His face paled to the colour of salt.

‘Why are the bites on the murdered woman’s body a match to you?’

‘I told you I—’

‘You sank your teeth into her flesh, and you expect me to believe you don’t remember?’

He flinched and screwed up his eyes as if against a sudden phosphor-flash. ‘Stop,’ he said.

‘The place must have reeked of blood, and
you don’t remember
?’

His eyes widened, and he stared past her with a look that almost made her turn to discover the horror that had melted through the walls to hover over her shoulder.

‘Mr Howard?’

He shuddered and blinked down at the scrapes and scratches on the backs of his hands.

‘Are you all right?’

Sweat beaded on his forehead like condensation on a glass, and he covered one hand with the other, thrusting them into his lap where they could not be seen.

‘Is there something you want to say?’ She looked at him, willing him to speak. ‘Something you want to tell me?’

He shook his head.

Simms kept her voice low and even. ‘Take your time.’ She waited and he looked like he wanted to spit in order to get a bad taste out of his mouth.

‘I’d like some water,’ he said.

‘In a moment.’

‘My client is requesting a break,’ the solicitor said.

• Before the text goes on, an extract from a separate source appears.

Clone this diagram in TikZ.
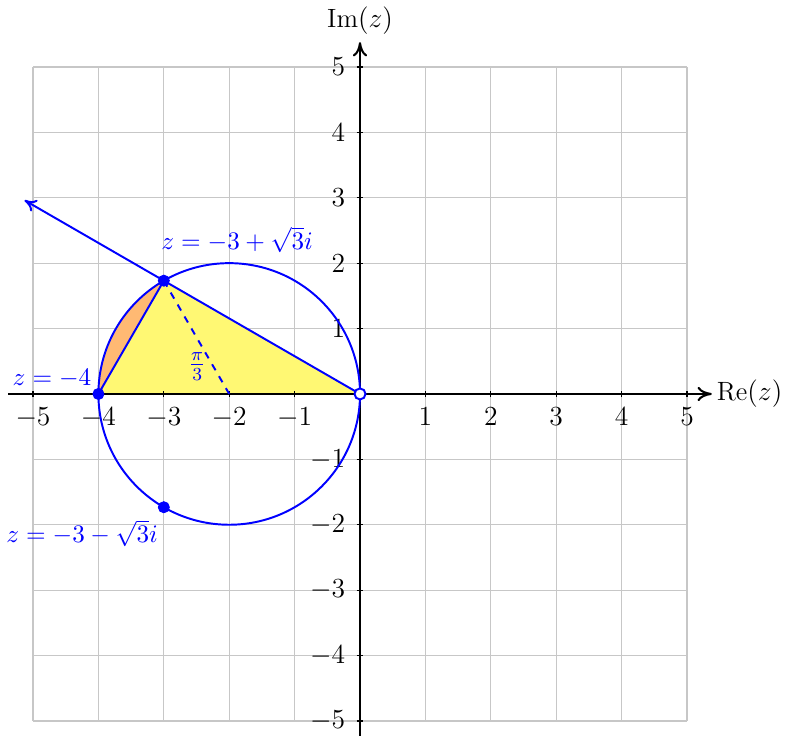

Simms kept her eyes on Howard. ‘Did you remember something? Is that it?’

He shook his head.

‘Mr Howard, look at me.’

But he just shook his head again and swallowed, his Adam’s apple bobbing convulsively. He stared at his hands in his lap and, in the silence, she heard a constant
tick
,
tick
,
tick
, as he picked at the scabs.

23

The debrief was set for 8 p.m., and many had arrived half an hour early to type up reports and complete task sheets. Those who had been canvassing saunas came in from the dark smelling of cold city air, and dripping with sleety rain, the ice still melting from the shoulder pads of their winter coats. Sergeant Renwick was the last to arrive, clipboard in hand.

‘Okay, the sooner we get cracking, the sooner we can all go home,’ Simms said.

Renwick nodded to her and hurried to his desk.

‘Who did the check on Rika?’

‘Me, Boss.’ She located the detective who had spoken. He was slouched in his chair, a paunchy, grey-haired officer in his mid-fifties; the type who should have retired on an ordinary pension after twenty-five years’ service, but was holding out for the better deal guaranteed by doing the full thirty.

‘Do you have an actual name, or d’you just go by “Me”?’

He sat up. ‘Beasley, Boss.’

‘Well, Detective Constable Beasley?’

He raised his shoulders. ‘Nothing to report, Boss,’ he said.

‘Really?’ She stared at him. ‘Nothing? So, what, you wandered the streets calling her name, and nobody answered, is that it?’

He shuffled in his seat. ‘I spoke to people – nobody’d heard of her.’

She nodded. ‘People. Is that what you’re going to write in your report?’ He gave her the truculent look of a teen, unfairly picked on, but didn’t answer. ‘
Who
did you speak to?
Names
, Constable.
Where
did you speak to them?
When
?’

One of the younger officers opened his notebook and began surreptitiously reading over his notes, which was exactly what Simms intended.

‘Details, Constable,’ she said.

Beasley suddenly realized that she wasn’t going to let him off the hook, and began thumbing through his notebook.

‘Um … I haven’t had a chance to type it up yet, but …’ He found the relevant pages and gave her a list of locations and names.

Most were street names of working girls – a lot of them would be false, but that wasn’t the point – she was sending a message that she would not accept sloppy work.

‘Times?’ she said.

‘Between about two and five, Boss,’ he said.

‘Hm.’ She looked at him. ‘So, if one of the girls works a particular street corner at a particular time, and we need to speak to her again, you expect one of your colleagues to hang around for
three hours
because you couldn’t be bothered to write down the exact time?’